Doumen enjoyed the originality of the challenge, but, he tells you, more than that he enjoyed the 50-1. It was, for the English, one in the eye, which is, after all, what Doumen's countrymen have been doing to us since Norman times. "I was very confident in Nupsala because he was one of the best three horses in France," the trainer said, "but when I arrived in England you were surprised there was any jump racing [at all] in France."

François is the sort of Gallic figure who could make Englishmen cross. Charm comes as easily to him as expiration, and when greyness hit his coiffure it did not age him, rather accentuate his natural good looks.

On Saturday at Newbury as he casually flicked away criticism of First Gold's defeat he wore a fawn Hackett jacket turned up at the collar and tan loafers with buckles, not traditional gear for traditional 61-year-olds. He looked good, but then he could do so in dustbin liners. Used ones.

Even more infuriatingly, he was in the French junior ski team and also reached a high level as a polo player during his seven-year sojourn in South Africa. You really could slap him.

Yesterday on the gallops he sported a trilby, three-quarter length wax coat and tartan waistcoat. We were on Les Lions, the natural sand track which starts at the notable landmark of Chantilly's château under the gaze of the stone kings of the jungle which give it its name. Adjoining the château are Les Grands Ecuries, the byzantine stable block built on the orders of the Prince de Condé, who believed that he would be reincarnated as a horse. The trouble is he cannot now tell us which one he is.

François himself is a man who appreciates his creature comforts. If someone in economy class starts telling you that he is François Doumen, you are in conversation with an impostor.

Doumen likes to tell you he was born by the side of the road near Angoulême as his mother Renée fled the German invasion, but the odds are it was on a verge outside a five-star hotel.

From 1956 to 1970 he was a jockey, with over 100 winners on the Flat and one over jumps. Then he was a trainer, from 1977 at Maisons-Laffitte then on to Lamorlaye, and now at the Vimy stables in Chantilly once run by Alec Head, who trained the winner of the 1956 Derby, Lavandin.

Well connected and aristocratic owners came quickly as François proved he was more than a pretty boy. He has collected close friends among his colleagues less quickly and is considered a loner by his confrères in France.

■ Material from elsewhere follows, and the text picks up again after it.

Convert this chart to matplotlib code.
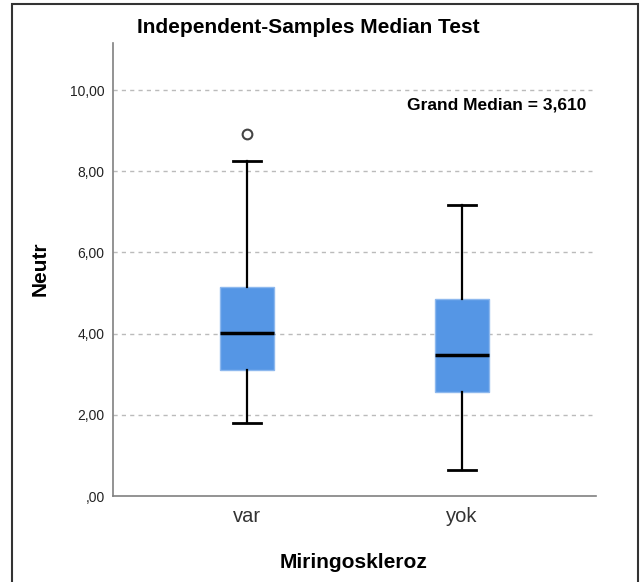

Yet he works the press cleverly, and can be disturbed only when it comes to the matter of his jockey son. TD, as the 21-year-old is known, is a personable fellow, but that does not stop him being feeble in a finish. Just don't mention it to papa.

"To have my son riding all these wins in England and in France is a big bonus. He is such a passionate kid," Doumen père says.

"We have to be very cool about the criticism from you guys from England. Obviously we are a beautiful target for criticism because we are different and we come from France. For you, if it's not English it might not be the best. It's explainable that you do that."

Thierry himself tells us over espresso that First Gold is beginning to surpass himself. "The horse feels really good," he said, "morally and physically I have never known him so good."

In the Au Bois St Denis bar, Doumen Snr reveals a rather quaint notion of the land he plunders. "France is not like England, where every backyard in the countryside has a pony in it and the middle classes have horses. In France the people are not brought up with horses.

"There is a lot of buzz on the race tracks in England. The public has got more knowledge about racing and horses. The Anglo Saxons are known as good and heavy punters, but they also go for the pleasure of seeing proper racing."

Then it is back finally to Vimy, past the chickens and geese, past a pile of broomsticks in a corner stacked up like a coven's car park.

It is light now and François seems almost disappointed that the discussion about his great glories is at an end. "The King George has become a lucky race for me," he says. "Kempton has been so kind. I just have a good feeling when I am at Kempton."